In the afternoon, my energy level dropped rapidly but fortunately, we were done with class before 4 PM. I spent the rest of the afternoon wandering around, saying goodbye to people.

Santa Monica, Day 3

Another day full of Crystal Reports training classes, which are going very well. We start on the next class tomorrow, and tomorrow, it’s just Rita, Pam, and myself that are in the class.

When I got into work (at 6:30 AM) email still was not working for Washington folks, but by the end of the day, it was once again working after nearly two full work-days. There are a lot of stressed out people at work. Beth and Wally were there all night. I felt really bad for them.

Craziest thing happened during break this afternoon.
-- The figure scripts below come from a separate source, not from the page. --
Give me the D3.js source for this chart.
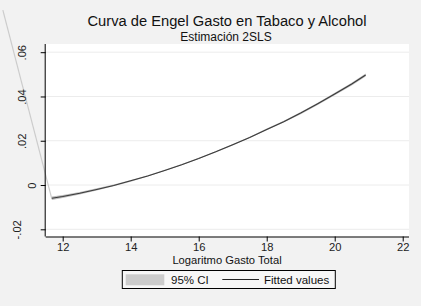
<!DOCTYPE html>
<html><head><meta charset="utf-8">
<script src="https://cdn.jsdelivr.net/npm/d3@7"></script>
<style>body{margin:0;background:#f2f2f2;}svg{display:block;font-family:"Liberation Sans",Arial,sans-serif;}</style>
</head><body><svg id="c" width="421" height="306"></svg>
<script>
const titleText = "Curva de Engel Gasto en Tabaco y Alcohol";
const subtitleText = "Estimación 2SLS";
const xTitle = "Logaritmo Gasto Total";
const xTicks = [12, 14, 16, 18, 20, 22];
const yTicks = [-0.02, 0, 0.02, 0.04, 0.06];
const yTickLabels = ["-.02", "0", ".02", ".04", ".06"];
const legendLabels = ["95% CI", "Fitted values"];
const xVals   = [11.68, 12, 12.5, 13, 13.5, 14, 14.5, 15, 15.5, 16, 16.5, 17, 17.5, 18, 18.5, 19, 19.5, 20, 20.5, 20.91];
const fitVals = [-0.0060, -0.0052, -0.0037, -0.0020, -0.0002, 0.0019, 0.0041, 0.0066, 0.0092, 0.0120, 0.0150, 0.0182, 0.0215, 0.0251, 0.0286, 0.0325, 0.0367, 0.0411, 0.0456, 0.0497];
const ciHalf  = [0.0008, 0.0007, 0.0006, 0.0005, 0.0004, 0.0004, 0.0003, 0.0003, 0.0003, 0.0003, 0.0003, 0.0003, 0.0003, 0.0004, 0.0004, 0.0005, 0.0005, 0.0006, 0.0006, 0.0007];
// stray CI edge segment going off the plot (as in the original)
const strayX = [10.24, 11.68];
const strayY = [0.079, -0.0063];

const svg = d3.select("#c");
const L = 45.7, R = 409, T = 44, B = 236.5;
const x = d3.scaleLinear().domain([11.5, 22.185]).range([L, R]);
const y = d3.scaleLinear().domain([-0.02325, 0.0637]).range([B, T]);

svg.append("rect").attr("width",421).attr("height",306).attr("fill","#f2f2f2");
svg.append("rect").attr("x",L).attr("y",T).attr("width",R-L).attr("height",B-T).attr("fill","#fff");

// gridlines
svg.append("g").selectAll("line").data(yTicks).join("line")
  .attr("x1",L).attr("x2",R).attr("y1",d=>y(d)).attr("y2",d=>y(d))
  .attr("stroke","#ececec").attr("stroke-width",1);

const data = xVals.map((v,i)=>({x:v, f:fitVals[i], lo:fitVals[i]-ciHalf[i], hi:fitVals[i]+ciHalf[i]}));

// CI band
svg.append("path").datum(data)
  .attr("d", d3.area().x(d=>x(d.x)).y0(d=>y(d.lo)).y1(d=>y(d.hi)))
  .attr("fill","#bdbdbd");
// stray segment
svg.append("path").datum(strayX.map((v,i)=>[v,strayY[i]]))
  .attr("d", d3.line().x(d=>x(d[0])).y(d=>y(d[1])))
  .attr("stroke","#cccccc").attr("stroke-width",1.2).attr("fill","none");
// fitted line
svg.append("path").datum(data)
  .attr("d", d3.line().x(d=>x(d.x)).y(d=>y(d.f)))
  .attr("stroke","#3a3a3a").attr("stroke-width",1.1).attr("fill","none");

// axes
const xa = svg.append("g").attr("transform",`translate(0,${B})`)
  .call(d3.axisBottom(x).tickValues(xTicks).tickSize(5).tickPadding(2).tickFormat(d3.format("d")));
xa.select(".domain").attr("d",`M${L},0.5H${R}`).attr("stroke","#000");
xa.selectAll("text").attr("font-size",11.2).attr("fill","#222").attr("font-family","Liberation Sans, Arial, sans-serif");

const ya = svg.append("g").attr("transform",`translate(${L},0)`)
  .call(d3.axisLeft(y).tickValues(yTicks).tickSize(5).tickFormat((d,i)=>yTickLabels[i]));
ya.select(".domain").attr("d",`M-0.5,${T}V${B}`).attr("stroke","#000");
ya.selectAll("text").each(function(d){
  const t = d3.select(this);
  t.attr("font-size",11.2).attr("fill","#222").attr("font-family","Liberation Sans, Arial, sans-serif")
   .attr("text-anchor","middle").attr("dy",null).attr("x",null).attr("y",null);
  const len = this.getComputedTextLength();
  const cx = 39.4 - 1.14*len - L;
  t.attr("transform",`translate(${cx + 4},${0}) rotate(-90)`);
});

// titles
svg.append("text").attr("x",227).attr("y",26).attr("text-anchor","middle").attr("font-size",14.7).attr("fill","#111").text(titleText);
svg.append("text").attr("x",226).attr("y",41).attr("text-anchor","middle").attr("font-size",12).attr("fill","#111").text(subtitleText);
svg.append("text").attr("x",227).attr("y",264).attr("text-anchor","middle").attr("font-size",11.2).attr("fill","#111").text(xTitle);

// legend
const lg = svg.append("g");
lg.append("rect").attr("x",122.3).attr("y",270.5).attr("width",213).attr("height",18).attr("fill","#f7f7f7").attr("stroke","#000").attr("stroke-width",1);
lg.append("rect").attr("x",125.7).attr("y",274.3).attr("width",38.6).attr("height",11).attr("fill","#cccccc");
lg.append("text").attr("x",171).attr("y",284).attr("font-size",11.5).attr("fill","#111").text(legendLabels[0]);
lg.append("line").attr("x1",222.3).attr("x2",259).attr("y1",279.5).attr("y2",279.5).attr("stroke","#222").attr("stroke-width",1);
lg.append("text").attr("x",264).attr("y",284).attr("font-size",11.5).attr("fill","#111").text(legendLabels[1]);
</script></body></html>
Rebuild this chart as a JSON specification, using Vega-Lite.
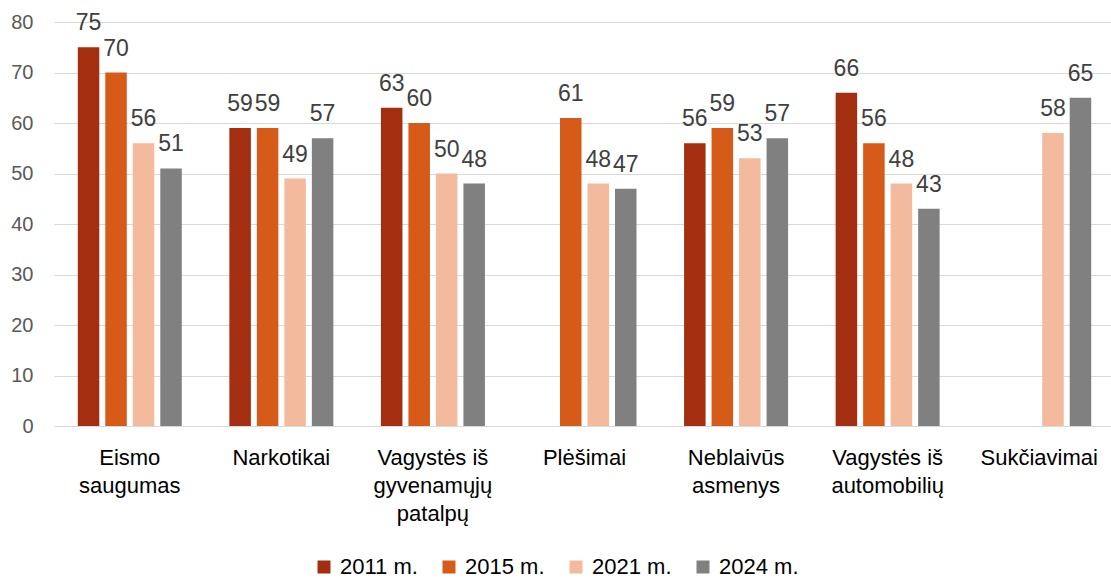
{
  "$schema": "https://vega.github.io/schema/vega-lite/v6.json",
  "autosize": {"type": "none"},
  "width": 1048,
  "height": 404,
  "padding": {"left": 54, "top": 22, "right": 9, "bottom": 152},
  "background": "white",
  "config": {
    "font": "Liberation Sans",
    "view": {"stroke": null}
  },
  "data": {
    "values": [
      {"cat": "Eismo saugumas", "year": "2011 m.", "v": 75},
      {"cat": "Eismo saugumas", "year": "2015 m.", "v": 70},
      {"cat": "Eismo saugumas", "year": "2021 m.", "v": 56},
      {"cat": "Eismo saugumas", "year": "2024 m.", "v": 51},
      {"cat": "Narkotikai", "year": "2011 m.", "v": 59},
      {"cat": "Narkotikai", "year": "2015 m.", "v": 59},
      {"cat": "Narkotikai", "year": "2021 m.", "v": 49},
      {"cat": "Narkotikai", "year": "2024 m.", "v": 57},
      {"cat": "Vagystės iš gyvenamųjų patalpų", "year": "2011 m.", "v": 63},
      {"cat": "Vagystės iš gyvenamųjų patalpų", "year": "2015 m.", "v": 60},
      {"cat": "Vagystės iš gyvenamųjų patalpų", "year": "2021 m.", "v": 50},
      {"cat": "Vagystės iš gyvenamųjų patalpų", "year": "2024 m.", "v": 48},
      {"cat": "Plėšimai", "year": "2015 m.", "v": 61},
      {"cat": "Plėšimai", "year": "2021 m.", "v": 48},
      {"cat": "Plėšimai", "year": "2024 m.", "v": 47},
      {"cat": "Neblaivūs asmenys", "year": "2011 m.", "v": 56},
      {"cat": "Neblaivūs asmenys", "year": "2015 m.", "v": 59},
      {"cat": "Neblaivūs asmenys", "year": "2021 m.", "v": 53},
      {"cat": "Neblaivūs asmenys", "year": "2024 m.", "v": 57},
      {"cat": "Vagystės iš automobilių", "year": "2011 m.", "v": 66},
      {"cat": "Vagystės iš automobilių", "year": "2015 m.", "v": 56},
      {"cat": "Vagystės iš automobilių", "year": "2021 m.", "v": 48},
      {"cat": "Vagystės iš automobilių", "year": "2024 m.", "v": 43},
      {"cat": "Sukčiavimai", "year": "2021 m.", "v": 58},
      {"cat": "Sukčiavimai", "year": "2024 m.", "v": 65}
    ]
  },
  "encoding": {
    "x": {
      "field": "cat",
      "type": "nominal",
      "sort": null,
      "title": null,
      "scale": {"range": [0, 1061], "paddingInner": 0, "paddingOuter": 0},
      "axis": {
        "domain": false,
        "ticks": false,
        "tickSize": 0,
        "grid": false,
        "labelAngle": 0,
        "labelFontSize": 22,
        "labelColor": "#000000",
        "labelPadding": 21,
        "labelBaseline": "top",
        "labelLineHeight": 28,
        "labelLimit": 0,
        "labelExpr": "datum.value == 'Eismo saugumas' ? ['Eismo','saugumas'] : datum.value == 'Vagystės iš gyvenamųjų patalpų' ? ['Vagystės iš','gyvenamųjų','patalpų'] : datum.value == 'Neblaivūs asmenys' ? ['Neblaivūs','asmenys'] : datum.value == 'Vagystės iš automobilių' ? ['Vagystės iš','automobilių'] : datum.label"
      }
    },
    "xOffset": {
      "field": "year",
      "type": "nominal",
      "scale": {"domain": ["2011 m.", "2015 m.", "2021 m.", "2024 m."], "paddingInner": 0.218, "paddingOuter": 0.865}
    },
    "y": {
      "field": "v",
      "type": "quantitative",
      "title": null,
      "scale": {"domain": [0, 80], "nice": false},
      "axis": {
        "values": [0, 10, 20, 30, 40, 50, 60, 70, 80],
        "domain": false,
        "ticks": false,
        "tickSize": 0,
        "grid": true,
        "gridColor": "#d9d9d9",
        "gridWidth": 1,
        "labelFontSize": 20,
        "labelColor": "#595959",
        "labelPadding": 21
      }
    }
  },
  "layer": [
    {
      "mark": {"type": "bar"},
      "encoding": {
        "color": {
          "field": "year",
          "type": "nominal",
          "scale": {
            "domain": ["2011 m.", "2015 m.", "2021 m.", "2024 m."],
            "range": ["#A32E10", "#D65A18", "#F4BA9D", "#808080"]
          },
          "legend": {
            "title": null,
            "orient": "none",
            "legendX": 259,
            "legendY": 534,
            "direction": "horizontal",
            "symbolType": "square",
            "symbolSize": 169,
            "symbolStrokeWidth": 0,
            "labelFontSize": 22,
            "labelColor": "#000000",
            "labelOffset": 5,
            "columnPadding": 20,
            "padding": 0
          }
        }
      }
    },
    {
      "mark": {"type": "text", "baseline": "alphabetic", "align": "center", "dy": -17, "fontSize": 23, "color": "#404040"},
      "encoding": {
        "text": {"field": "v", "type": "quantitative"}
      }
    }
  ]
}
As I stepped out the classroom, my phone buzzed with an unfamiliar number. It turned out to be Tammy, calling to say hello. She found out that she passed her Veterinary board exam on Monday. She asked if I was at work and I said yes, but that I happened to be in Santa Monica this week. So is she! So we are going to meet for breakfast on Friday morning before my class. That should be nice.

Lunch with Beth tomorrow and dinner with Pam tomorrow evening.

And I’m up to 28 pushups–should be 30 by Friday and that’s where I left off when I was on vacation.